Received this Akragas Hemilitron today. It is a thick and hefty bronze coin with artistic devices. I really like the Triton on the reverse blowing his conch shell. He is the son of Poseidon and Amphitrite, god and goddess of the sea respectively, and is herald for his father. He is usually represented as a merman, having the upper body of a human and the tail of a fish. Triton was the supposed to be able to calm the seas by blowing on this shell. Sicily, Akragas, Ca 425-410 BC AE Hemilitron, 21.02 gm, 26mm Obv: Eagle with head reared, standing right on dead hare Rev: Crab; below, Triton right blowing into conch shell, six pellets around CNS 32, Rare Post your Tritons, shells, and/or coins of Akragas. John
Oh, wow, marvelous coin! I love the head-rearing eagle and conch-blowing triton! SICILY, Akragas Circa 500-406 BC AE Tetras or Trionkion 9.97g, 20.6mm CNS I 52 O: Eagle standing right, head lowered, on hare held in its talons. R: Crab gobbling a leaf; three pellets and crayfish swimming right below, mussel-shell (?) to right. PLAUTILLA AE Assarion 3.68g, 19.4mm BITHYNIA, Nicomedia, circa AD 202-205 RG 253 (same obv. die); Lindgren & Kovacs 172 (same obv. die) O: ΦOY ΠΛAYTIΛΛA CEBA-CTH, draped bust right. R: NIKOMHΔEΩN - ΔIC NEΩKO/PΩN, Triton swimming left, holding horn and trident.
Zumbly, I love the Plautilla Triton, great coin! The crab eating the leaf on the Akragas is also very cool.
Awesome Hemilitron. I have a didrachm that a treasure! Sicily, Akragas AR Nomos (BC 510-500) 24 mm x 8.30 grams. Obverse: Eagle with closed wings standing l., AKRAC-ANTOS around Reverse: Crab. Ref: ANS 911. Dark gray toning
That is a wonderful bronze. What is the obverse legend? We only have to mourn the loss of three dots of the denomination. My worn bronze is also a hemilitron (three pairs of two dots each with one almost erased by the c/m) of a more common series overstruck with a head of Dionysos after the destruction of Akragas c.404 BC. The 0.68g silver is a whole litra from c.440 BC reminding me I do not have a half or smaller in silver from this city. Like a-noob's wonderful nomos, it has boustrophedon legend and uses an R of the style we know today rather than the standard Greek P (rho).
Wonderful posts!! I always need more coins but I'm sorely lacking 'Greek' issues since this is yet another type I'm missing... BTW: I have a cool purchase pending
I welcome comments from other members, but I feel obligated to point out to you, Theodosius, that your coin, although covered with a heavy patina, would appear to be from the same dies as this example condemned as a fake: https://numismaticfakes.wordpress.com/tag/akragas/
I wonder if that is a cast fake of a real coin? There are several similar examples to mine on the various search sites leading me to believe this is a real set of dies. Any help from the community in evaluating this would be appreciated. John
It is, of course, possible that your coin was the host coin used by forgers. I don't profess to be an expert, but I would like to hear other opinons. I would also inform the seller immediately that you are attempting to verify authenticity.

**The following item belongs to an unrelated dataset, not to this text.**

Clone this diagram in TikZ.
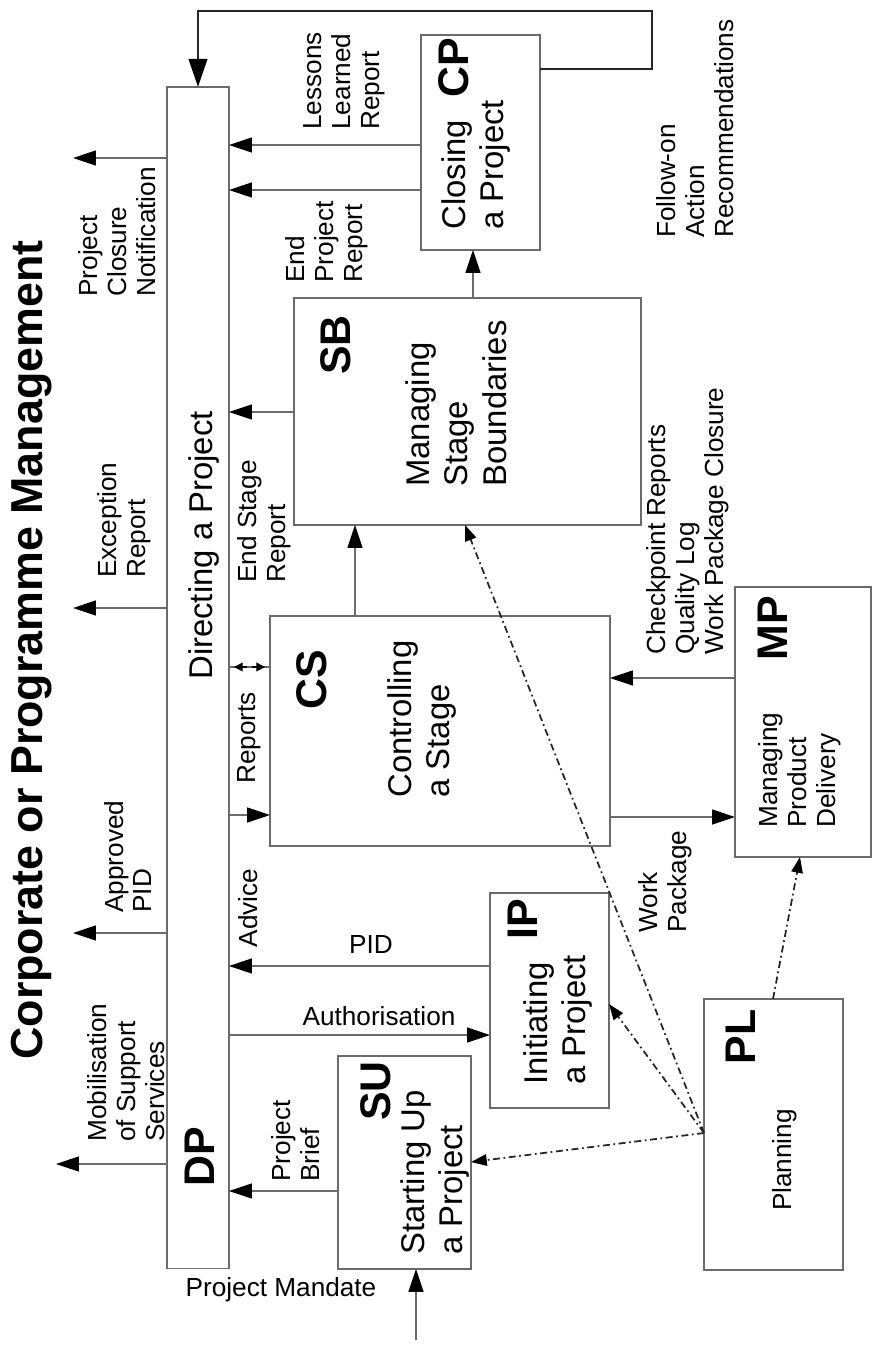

Hmm. I signed up for that lamoneta to be able to view the coins under discussion (numismaticfakes cited a lamoneta discussion). Perhaps there are limitations of Google Translate, but the opinions regarding the coin shown (not the OP coin, but perhaps a die match) were mixed. I don't know anything about the people who rendered the opinions. Are they experts? Before posting my original comment further upthread, I checked Forvm's fake gallery and didn't see any matches, but of course that database and all others are never considered complete.
We continue to learn. I'm not alway clear on what I am learning beyond how little I know. That is an interesting site even with a few fakes found in major public collections.
My coin and the one in numisfakes have different flan shapes and centering so they are not casts of each other. They could both be struck fakes from the same fake dies. I will see if these dies are the same when I am at home and look for die matches with major collections and reference books. It sure passes the looks and feels real in hand test but I realize that means little with a struck fake.
Thanks Bing. I got the coin from an established vcoins dealer so I feel confident if David Sear says it is a fake I will get my purchase price back.